GOAL OF THE EXERCISE -> Find the lines with the string "this" and return them.
START TASK INPUTS
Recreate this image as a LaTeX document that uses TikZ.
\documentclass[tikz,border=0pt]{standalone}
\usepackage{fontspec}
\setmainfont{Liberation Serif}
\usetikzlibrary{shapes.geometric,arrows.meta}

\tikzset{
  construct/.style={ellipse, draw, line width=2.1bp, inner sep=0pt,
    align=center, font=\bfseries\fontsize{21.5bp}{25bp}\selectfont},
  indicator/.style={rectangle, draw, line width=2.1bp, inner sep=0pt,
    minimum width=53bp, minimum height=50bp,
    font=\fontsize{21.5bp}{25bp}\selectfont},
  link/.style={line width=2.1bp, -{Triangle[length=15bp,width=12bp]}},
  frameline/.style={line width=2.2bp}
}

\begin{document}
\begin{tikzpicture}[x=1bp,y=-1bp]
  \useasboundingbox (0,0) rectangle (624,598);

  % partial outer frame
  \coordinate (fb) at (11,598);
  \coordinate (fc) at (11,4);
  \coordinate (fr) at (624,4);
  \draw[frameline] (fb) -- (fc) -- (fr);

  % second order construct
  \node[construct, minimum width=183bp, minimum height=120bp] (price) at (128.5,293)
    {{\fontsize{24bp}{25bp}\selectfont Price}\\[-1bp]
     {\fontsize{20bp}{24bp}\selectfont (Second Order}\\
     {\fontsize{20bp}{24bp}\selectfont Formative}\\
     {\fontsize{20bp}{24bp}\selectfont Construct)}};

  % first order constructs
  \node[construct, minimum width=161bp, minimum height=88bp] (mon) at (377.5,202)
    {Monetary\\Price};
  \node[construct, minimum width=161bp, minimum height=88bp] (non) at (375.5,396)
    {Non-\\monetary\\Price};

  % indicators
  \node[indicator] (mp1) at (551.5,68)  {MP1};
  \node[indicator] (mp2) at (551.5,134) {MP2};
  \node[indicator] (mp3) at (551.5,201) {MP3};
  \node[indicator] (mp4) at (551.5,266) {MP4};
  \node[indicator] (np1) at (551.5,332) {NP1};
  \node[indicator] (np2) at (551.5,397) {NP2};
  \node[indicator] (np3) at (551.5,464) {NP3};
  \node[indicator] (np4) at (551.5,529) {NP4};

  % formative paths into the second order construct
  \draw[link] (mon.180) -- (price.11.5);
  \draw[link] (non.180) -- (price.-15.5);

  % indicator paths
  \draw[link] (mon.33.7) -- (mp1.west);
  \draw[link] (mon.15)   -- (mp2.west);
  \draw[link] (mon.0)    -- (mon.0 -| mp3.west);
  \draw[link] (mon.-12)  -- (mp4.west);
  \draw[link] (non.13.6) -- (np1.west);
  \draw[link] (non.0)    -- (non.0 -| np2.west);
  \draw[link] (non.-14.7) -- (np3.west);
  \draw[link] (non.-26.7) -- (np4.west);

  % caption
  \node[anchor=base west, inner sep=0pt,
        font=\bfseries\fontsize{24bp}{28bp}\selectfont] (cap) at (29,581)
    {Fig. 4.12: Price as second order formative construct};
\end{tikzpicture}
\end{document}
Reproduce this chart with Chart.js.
END TASK INPUTS
WRITTEN ANSWER ->
Recreate this image as a LaTeX document that uses TikZ.
Reproduce this chart with Chart.js.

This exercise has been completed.